* _INSTRUCTIONS FOR THE TASK_
Every line below that contains "with" is to be copied.

* _INPUT DATA_
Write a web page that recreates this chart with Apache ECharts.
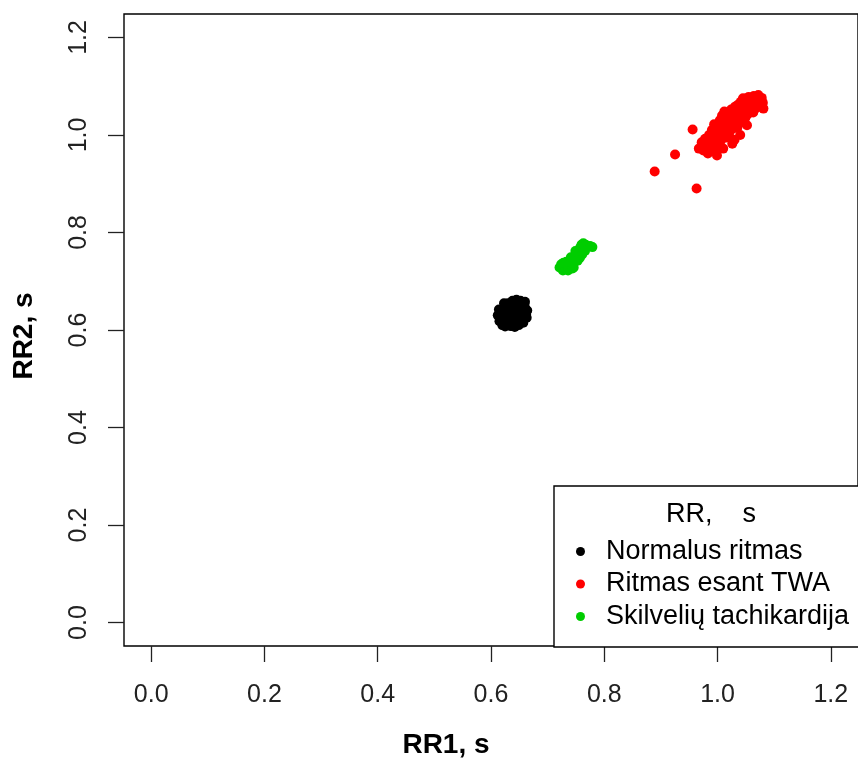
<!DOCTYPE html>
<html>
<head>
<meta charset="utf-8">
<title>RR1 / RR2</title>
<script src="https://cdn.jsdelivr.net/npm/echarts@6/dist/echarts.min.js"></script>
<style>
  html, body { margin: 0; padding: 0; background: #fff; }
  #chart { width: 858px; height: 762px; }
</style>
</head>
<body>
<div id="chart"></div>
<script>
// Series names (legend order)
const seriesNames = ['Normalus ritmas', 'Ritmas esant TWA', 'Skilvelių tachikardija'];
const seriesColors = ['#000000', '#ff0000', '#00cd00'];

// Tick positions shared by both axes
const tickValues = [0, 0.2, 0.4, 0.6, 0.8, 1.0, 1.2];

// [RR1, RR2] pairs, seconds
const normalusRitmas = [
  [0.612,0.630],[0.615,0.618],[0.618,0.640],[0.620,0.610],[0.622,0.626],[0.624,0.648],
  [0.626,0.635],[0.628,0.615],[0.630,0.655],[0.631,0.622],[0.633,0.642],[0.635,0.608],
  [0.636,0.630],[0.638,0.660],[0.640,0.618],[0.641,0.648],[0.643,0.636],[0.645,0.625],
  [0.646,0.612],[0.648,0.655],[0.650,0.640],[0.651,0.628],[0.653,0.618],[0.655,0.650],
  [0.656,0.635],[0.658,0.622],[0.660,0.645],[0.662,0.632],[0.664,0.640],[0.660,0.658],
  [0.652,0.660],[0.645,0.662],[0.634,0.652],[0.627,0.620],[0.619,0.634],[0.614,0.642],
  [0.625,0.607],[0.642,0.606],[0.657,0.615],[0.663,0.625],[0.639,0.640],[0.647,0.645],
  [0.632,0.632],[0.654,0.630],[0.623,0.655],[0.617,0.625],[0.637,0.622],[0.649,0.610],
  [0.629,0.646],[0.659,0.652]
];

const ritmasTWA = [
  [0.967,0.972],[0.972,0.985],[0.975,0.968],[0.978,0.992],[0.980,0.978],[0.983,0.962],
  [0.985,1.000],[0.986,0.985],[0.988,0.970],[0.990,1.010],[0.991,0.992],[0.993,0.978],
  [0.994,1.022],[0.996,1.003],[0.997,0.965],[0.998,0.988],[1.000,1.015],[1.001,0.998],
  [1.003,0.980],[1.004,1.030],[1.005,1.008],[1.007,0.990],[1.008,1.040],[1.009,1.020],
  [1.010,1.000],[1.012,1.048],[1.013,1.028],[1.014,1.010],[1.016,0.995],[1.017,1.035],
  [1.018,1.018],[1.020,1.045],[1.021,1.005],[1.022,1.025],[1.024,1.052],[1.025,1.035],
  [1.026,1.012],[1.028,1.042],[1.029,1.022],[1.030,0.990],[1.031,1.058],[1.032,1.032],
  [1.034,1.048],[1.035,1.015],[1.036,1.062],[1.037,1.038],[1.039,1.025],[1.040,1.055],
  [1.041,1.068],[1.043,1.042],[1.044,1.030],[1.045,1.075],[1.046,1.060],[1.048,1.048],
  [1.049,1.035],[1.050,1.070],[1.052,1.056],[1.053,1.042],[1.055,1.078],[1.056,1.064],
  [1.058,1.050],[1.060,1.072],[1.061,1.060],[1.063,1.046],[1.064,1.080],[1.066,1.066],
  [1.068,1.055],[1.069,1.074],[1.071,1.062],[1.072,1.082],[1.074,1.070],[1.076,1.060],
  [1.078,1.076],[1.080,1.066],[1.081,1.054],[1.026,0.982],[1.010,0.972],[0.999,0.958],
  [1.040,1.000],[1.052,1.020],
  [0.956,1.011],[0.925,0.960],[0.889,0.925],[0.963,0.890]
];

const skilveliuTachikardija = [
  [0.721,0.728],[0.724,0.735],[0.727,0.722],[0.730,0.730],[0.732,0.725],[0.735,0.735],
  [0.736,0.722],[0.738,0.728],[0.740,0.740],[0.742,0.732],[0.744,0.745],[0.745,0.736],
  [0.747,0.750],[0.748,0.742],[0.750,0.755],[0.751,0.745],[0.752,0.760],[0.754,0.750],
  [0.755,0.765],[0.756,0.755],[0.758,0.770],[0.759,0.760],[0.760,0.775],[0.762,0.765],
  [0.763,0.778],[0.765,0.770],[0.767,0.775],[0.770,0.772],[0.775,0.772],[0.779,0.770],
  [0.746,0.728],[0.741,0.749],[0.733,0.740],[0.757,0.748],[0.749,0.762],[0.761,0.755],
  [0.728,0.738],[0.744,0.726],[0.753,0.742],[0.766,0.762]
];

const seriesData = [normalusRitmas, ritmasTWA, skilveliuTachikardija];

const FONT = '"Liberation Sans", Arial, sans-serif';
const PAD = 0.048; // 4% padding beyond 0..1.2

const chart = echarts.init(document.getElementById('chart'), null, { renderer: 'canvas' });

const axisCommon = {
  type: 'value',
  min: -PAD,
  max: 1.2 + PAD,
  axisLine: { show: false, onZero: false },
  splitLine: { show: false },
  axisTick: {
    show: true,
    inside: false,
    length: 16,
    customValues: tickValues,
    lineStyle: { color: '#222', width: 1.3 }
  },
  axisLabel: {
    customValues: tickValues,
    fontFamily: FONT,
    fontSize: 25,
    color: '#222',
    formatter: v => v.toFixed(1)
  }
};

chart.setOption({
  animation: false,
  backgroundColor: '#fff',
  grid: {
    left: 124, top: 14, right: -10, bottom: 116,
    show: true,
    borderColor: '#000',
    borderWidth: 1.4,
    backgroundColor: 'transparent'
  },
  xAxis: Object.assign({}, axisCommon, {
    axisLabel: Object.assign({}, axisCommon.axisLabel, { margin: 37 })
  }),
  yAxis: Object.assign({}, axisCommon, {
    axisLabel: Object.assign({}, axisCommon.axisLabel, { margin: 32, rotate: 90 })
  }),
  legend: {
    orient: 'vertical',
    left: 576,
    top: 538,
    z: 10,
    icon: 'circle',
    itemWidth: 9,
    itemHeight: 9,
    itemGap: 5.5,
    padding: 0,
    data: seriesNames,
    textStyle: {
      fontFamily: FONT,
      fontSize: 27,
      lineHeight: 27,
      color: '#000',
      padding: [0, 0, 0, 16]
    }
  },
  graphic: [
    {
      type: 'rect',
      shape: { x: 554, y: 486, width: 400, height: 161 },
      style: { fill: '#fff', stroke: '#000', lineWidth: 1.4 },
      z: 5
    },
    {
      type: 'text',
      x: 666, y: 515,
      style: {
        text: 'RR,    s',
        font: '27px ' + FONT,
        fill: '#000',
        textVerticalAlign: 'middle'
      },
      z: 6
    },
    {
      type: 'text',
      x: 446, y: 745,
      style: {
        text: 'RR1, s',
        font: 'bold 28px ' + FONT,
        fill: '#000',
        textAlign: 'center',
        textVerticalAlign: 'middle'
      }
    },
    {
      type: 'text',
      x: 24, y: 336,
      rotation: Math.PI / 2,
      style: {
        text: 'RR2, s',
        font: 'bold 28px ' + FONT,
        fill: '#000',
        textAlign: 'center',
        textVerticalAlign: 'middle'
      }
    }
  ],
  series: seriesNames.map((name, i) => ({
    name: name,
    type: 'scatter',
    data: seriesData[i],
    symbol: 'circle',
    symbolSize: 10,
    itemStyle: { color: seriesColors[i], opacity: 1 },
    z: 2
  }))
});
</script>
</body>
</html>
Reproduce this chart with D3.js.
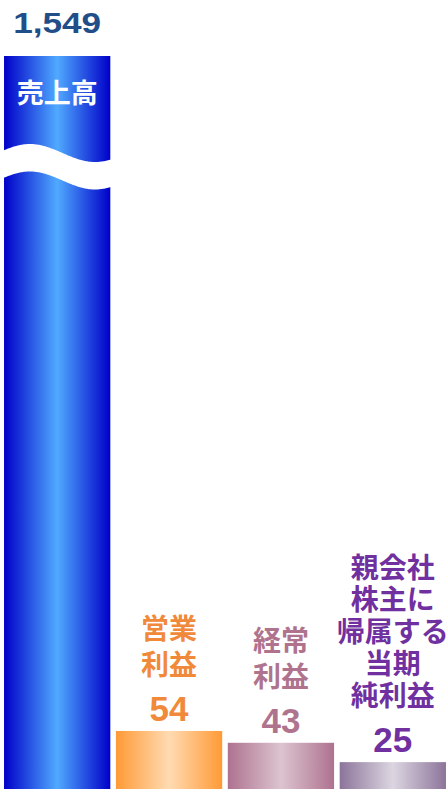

* _SOLUTION FOR THIS TASK_
Write a web page that recreates this chart with Apache ECharts.
Reproduce this chart with D3.js.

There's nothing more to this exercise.